### [Task details]
Your task is to give the listing below back word for word, pictures excluded.

### [Recorded data]
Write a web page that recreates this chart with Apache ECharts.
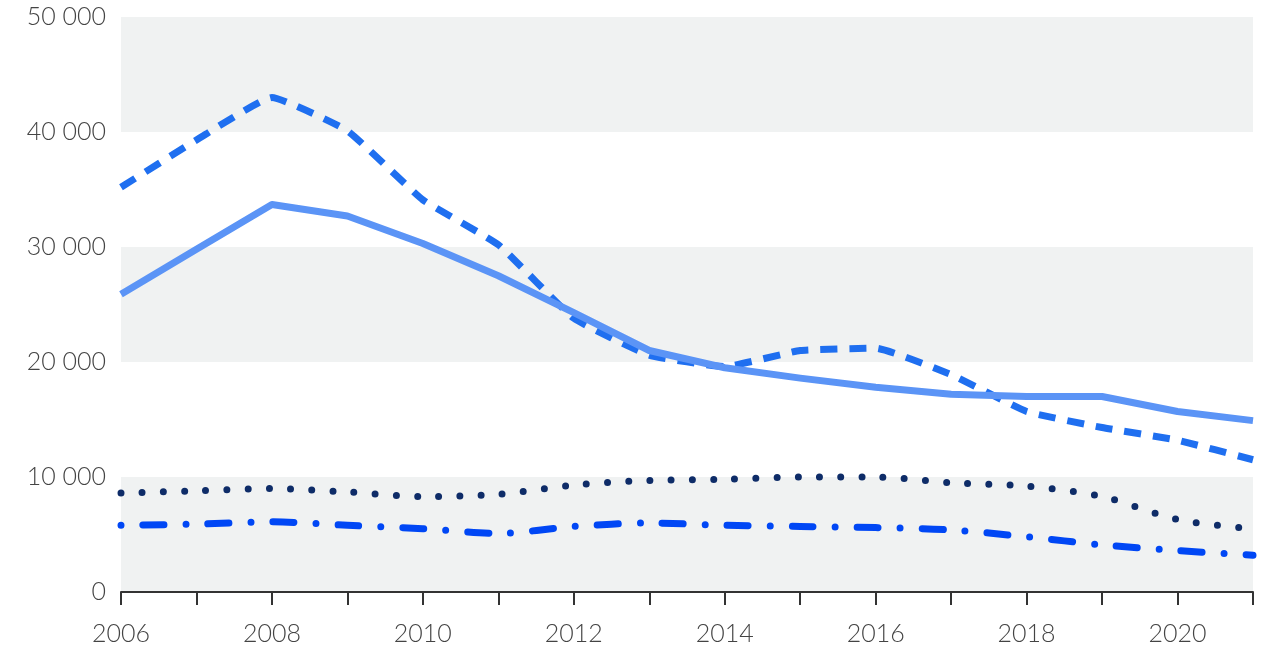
<!DOCTYPE html>
<html>
<head>
<meta charset="utf-8">
<script src="https://cdn.jsdelivr.net/npm/echarts@6/dist/echarts.min.js"></script>
<style>
  html, body { margin: 0; padding: 0; background: #fff; }
  #chart { width: 1270px; height: 653px; }
</style>
</head>
<body>
<div id="chart"></div>
<script>
// years on the x axis
var years = ['2006', '2007', '2008', '2009', '2010', '2011', '2012', '2013', '2014', '2015', '2016', '2017', '2018', '2019', '2020', '2021'];

// dashed line
var dashedValues = [35200, 39300, 43000, 40100, 34100, 30200, 23800, 20600, 19600, 21000, 21200, 18900, 15700, 14300, 13200, 11500];
// solid line
var solidValues = [25900, 29800, 33700, 32700, 30300, 27500, 24300, 21000, 19500, 18600, 17800, 17200, 17000, 17000, 15700, 14900];
// dotted line
var dottedValues = [8600, 8800, 9000, 8700, 8300, 8500, 9300, 9700, 9800, 10000, 10000, 9500, 9200, 8300, 6300, 5500];
// dash-dot line
var dashDotValues = [5800, 5900, 6100, 5800, 5500, 5100, 5700, 6000, 5800, 5700, 5600, 5400, 4800, 4100, 3600, 3200];

var axisFont = { fontFamily: 'Lato', fontWeight: 300, fontSize: 25, color: '#444' };

function fmt(v) {
    return String(v).replace(/\B(?=(\d{3})+(?!\d))/g, ' ');
}

function lineSeries(data, color, type, cap, smooth) {
    return {
        type: 'line',
        data: data,
        symbol: 'none',
        smooth: smooth,
        silent: true,
        lineStyle: { color: color, width: 7, type: type, cap: cap, join: 'round' }
    };
}

var option = {
    animation: false,
    grid: { left: 121, right: 17, top: 17, bottom: 61 },
    xAxis: {
        type: 'category',
        data: years,
        boundaryGap: false,
        axisLine: { lineStyle: { color: '#333', width: 2 } },
        axisTick: { show: true, interval: 0, length: 13, lineStyle: { color: '#333', width: 2 } },
        axisLabel: Object.assign({ interval: 1, margin: 29 }, axisFont),
        splitLine: { show: false }
    },
    yAxis: {
        type: 'value',
        min: 0,
        max: 50000,
        interval: 10000,
        axisLine: { show: false },
        axisTick: { show: false },
        axisLabel: Object.assign({ margin: 15, formatter: fmt }, axisFont),
        splitLine: { show: false },
        splitArea: { show: true, areaStyle: { color: ['#f0f2f2', '#ffffff'] } }
    },
    series: [
        lineSeries(dashedValues, '#1f6ff0', [17, 12], 'butt', 0.12),
        lineSeries(solidValues, '#5b94f6', 'solid', 'butt', false),
        lineSeries(dottedValues, '#0e2c68', [0, 21.2], 'round', 0.3),
        lineSeries(dashDotValues, '#0047f5', [0, 22, 21, 22], 'round', 0.3)
    ]
};

echarts.init(document.getElementById('chart')).setOption(option);
</script>
</body>
</html>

### [Task response]
Write a web page that recreates this chart with Apache ECharts.
<!DOCTYPE html>
<html>
<head>
<meta charset="utf-8">
<script src="https://cdn.jsdelivr.net/npm/echarts@6/dist/echarts.min.js"></script>
<style>
  html, body { margin: 0; padding: 0; background: #fff; }
  #chart { width: 1270px; height: 653px; }
</style>
</head>
<body>
<div id="chart"></div>
<script>
// years on the x axis
var years = ['2006', '2007', '2008', '2009', '2010', '2011', '2012', '2013', '2014', '2015', '2016', '2017', '2018', '2019', '2020', '2021'];

// dashed line
var dashedValues = [35200, 39300, 43000, 40100, 34100, 30200, 23800, 20600, 19600, 21000, 21200, 18900, 15700, 14300, 13200, 11500];
// solid line
var solidValues = [25900, 29800, 33700, 32700, 30300, 27500, 24300, 21000, 19500, 18600, 17800, 17200, 17000, 17000, 15700, 14900];
// dotted line
var dottedValues = [8600, 8800, 9000, 8700, 8300, 8500, 9300, 9700, 9800, 10000, 10000, 9500, 9200, 8300, 6300, 5500];
// dash-dot line
var dashDotValues = [5800, 5900, 6100, 5800, 5500, 5100, 5700, 6000, 5800, 5700, 5600, 5400, 4800, 4100, 3600, 3200];

var axisFont = { fontFamily: 'Lato', fontWeight: 300, fontSize: 25, color: '#444' };

function fmt(v) {
    return String(v).replace(/\B(?=(\d{3})+(?!\d))/g, ' ');
}

function lineSeries(data, color, type, cap, smooth) {
    return {
        type: 'line',
        data: data,
        symbol: 'none',
        smooth: smooth,
        silent: true,
        lineStyle: { color: color, width: 7, type: type, cap: cap, join: 'round' }
    };
}

var option = {
    animation: false,
    grid: { left: 121, right: 17, top: 17, bottom: 61 },
    xAxis: {
        type: 'category',
        data: years,
        boundaryGap: false,
        axisLine: { lineStyle: { color: '#333', width: 2 } },
        axisTick: { show: true, interval: 0, length: 13, lineStyle: { color: '#333', width: 2 } },
        axisLabel: Object.assign({ interval: 1, margin: 29 }, axisFont),
        splitLine: { show: false }
    },
    yAxis: {
        type: 'value',
        min: 0,
        max: 50000,
        interval: 10000,
        axisLine: { show: false },
        axisTick: { show: false },
        axisLabel: Object.assign({ margin: 15, formatter: fmt }, axisFont),
        splitLine: { show: false },
        splitArea: { show: true, areaStyle: { color: ['#f0f2f2', '#ffffff'] } }
    },
    series: [
        lineSeries(dashedValues, '#1f6ff0', [17, 12], 'butt', 0.12),
        lineSeries(solidValues, '#5b94f6', 'solid', 'butt', false),
        lineSeries(dottedValues, '#0e2c68', [0, 21.2], 'round', 0.3),
        lineSeries(dashDotValues, '#0047f5', [0, 22, 21, 22], 'round', 0.3)
    ]
};

echarts.init(document.getElementById('chart')).setOption(option);
</script>
</body>
</html>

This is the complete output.